Example call for AlexNet with PyTorch:

import torch
import thingsvision.vision as vision

from thingsvision.model_class import Model

model_name = 'alexnet'
backend = 'pt'
batch_size = 64

device = 'cuda' if torch.cuda.is_available() else 'cpu'
model = Model(model_name, pretrained=True, model_path=None, device=device, backend=backend)
module_name = model.show()

AlexNet(
  (features): Sequential(
    (0): Conv2d(3, 64, kernel_size=(11, 11), stride=(4, 4), padding=(2, 2))
    (1): ReLU(inplace=True)
    (2): MaxPool2d(kernel_size=3, stride=2, padding=0, dilation=1, ceil_mode=False)
    (3): Conv2d(64, 192, kernel_size=(5, 5), stride=(1, 1), padding=(2, 2))
    (4): ReLU(inplace=True)
    (5): MaxPool2d(kernel_size=3, stride=2, padding=0, dilation=1, ceil_mode=False)
    (6): Conv2d(192, 384, kernel_size=(3, 3), stride=(1, 1), padding=(1, 1))
    (7): ReLU(inplace=True)
    (8): Conv2d(384, 256, kernel_size=(3, 3), stride=(1, 1), padding=(1, 1))
    (9): ReLU(inplace=True)
    (10): Conv2d(256, 256, kernel_size=(3, 3), stride=(1, 1), padding=(1, 1))
    (11): ReLU(inplace=True)
    (12): MaxPool2d(kernel_size=3, stride=2, padding=0, dilation=1, ceil_mode=False)
  )
  (avgpool): AdaptiveAvgPool2d(output_size=(6, 6))
  (classifier): Sequential(
    (0): Dropout(p=0.5, inplace=False)
    (1): Linear(in_features=9216, out_features=4096, bias=True)
    (2): ReLU(inplace=True)
    (3): Dropout(p=0.5, inplace=False)
    (4): Linear(in_features=4096, out_features=4096, bias=True)
    (5): ReLU(inplace=True)
    (6): Linear(in_features=4096, out_features=1000, bias=True)
  )
)

#Enter part of the model for which you would like to extract features:

(e.g., "features.10")

dl = vision.load_dl(
	root='./images/',
	out_path=f'./{model_name}/{module_name}/features',
	batch_size=batch_size,
	transforms=model.get_transformations(),
	backend=backend,
	)
features, targets, probas = model.extract_features(
				data_loader=dl,
				module_name=module_name,
				flatten_acts=True,
				clip=False,
				return_probabilities=True,
				)

vision.save_features(features, f'./{model_name}/{module_name}/features', 'npy')

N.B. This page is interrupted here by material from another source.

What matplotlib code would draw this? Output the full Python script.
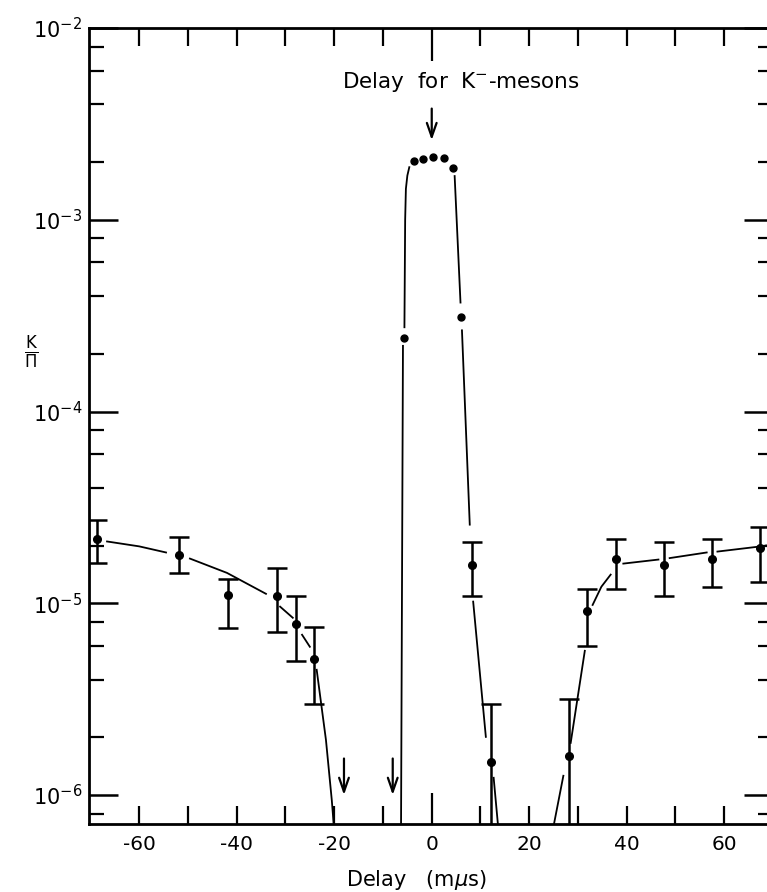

Example call for CLIP with PyTorch:

import torch
import thingsvision.vision as vision

from thingsvision.model_class import Model

model_name = 'clip-ViT'
module_name = 'visual'
backend = 'pt'
batch_size = 64

device = 'cuda' if torch.cuda.is_available() else 'cpu'

model = Model(model_name, pretrained=True, model_path=None, device=device, backend=backend)
dl = vision.load_dl(
	root='./images/',
	out_path=f'./{model_name}/{module_name}/features',
	batch_size=batch_size,
	transforms=model.get_transformations(),
	backend=backend,
	)
features, targets = model.extract_features(
			data_loader=dl,
			module_name=module_name,
			flatten_acts=False,
			clip=True,
			)
features = vision.center_features(features)

vision.save_features(features, f'./{model_name}/{module_name}/features', 'npy')
vision.save_targets(targets, f'./{model_name}/{module_name}/targets', 'npy')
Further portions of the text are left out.